We use the following projected gradient update rule \[ \widehat{\mathbf{W}}^{n+1} = \mathbf{W}^n - \eta \frac{dE}{d\mathbf{W}}|_{\mathbf{W}^n} \\ \mathbf{W}^{n+1} = \max(\widehat{\mathbf{W}}^{n+1},0) \]
where $\frac{dE}{d\mathbf{W}}|_{\mathbf{W}^n}$ is the derivative of $E$ with respect to $\mathbf{W}$ computed at $\mathbf{W} = \mathbf{W}^n$, and $\max(\widehat{\mathbf{W}}^{n+1},0)$ is a component-wise flooring operation that sets all negative entries in $\widehat{\mathbf{W}}^{n+1}$ to 0.
In effect, our feasible set for values of $\mathbf{W}$ are $\mathbf{W} \succcurlyeq 0$, where the symbol $\succcurlyeq$ indicates that every element of $\mathbf{W}$ must be greater than or equal to 0. The algorithm performs a conventional gradient descent update, and projects any solutions that fall outside the feasible set back onto the feasible set, through the max operation.
Implement the above algorithm. Initialize $\mathbf{W}$ to a matrix of all $1$s. Run the algorithm for $\eta$ values $(0.0001, 0.001, 0.01, 0.1)$. Run 250 iterations in each case.

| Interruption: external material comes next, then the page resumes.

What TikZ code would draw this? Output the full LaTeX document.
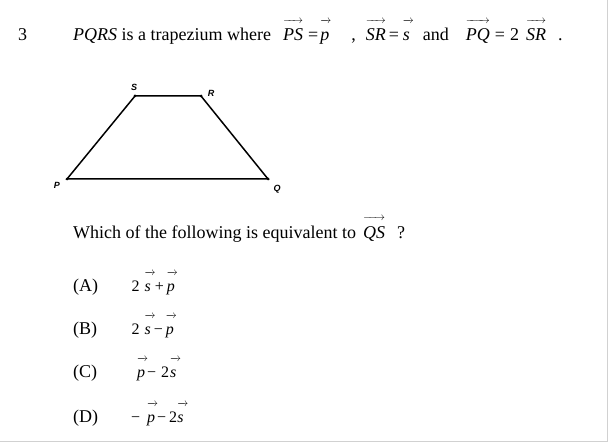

Plot $E$ as a function of iteration number $n$. Return this plot and the final matrix $\mathbf{W}$. Also show a plot of best error $E$ as a function of $\eta$.
For the best $\eta$ (which resulted in the lowest error) recreate the music using this transcription as $\widehat{\mathbf{M}} = \mathbf{N} {\mathbf{W}}$. Resynthesize the music from $\widehat{\mathbf M}$. What does it sound like? You may return the resynthesized music to impress us (although we won't score you on it).
Detailed instuctions on how to submit the results are given here.
Solutions must be emailed to both TAs, and cc-ed to Bhiksha. The message must have the subject line "MLSP assignment 1". Remember to include your generated results. Don't delete them.
Solutions are due before Oct 4th, 2016 (i.e. by 23:59:59 on Oct 3rd).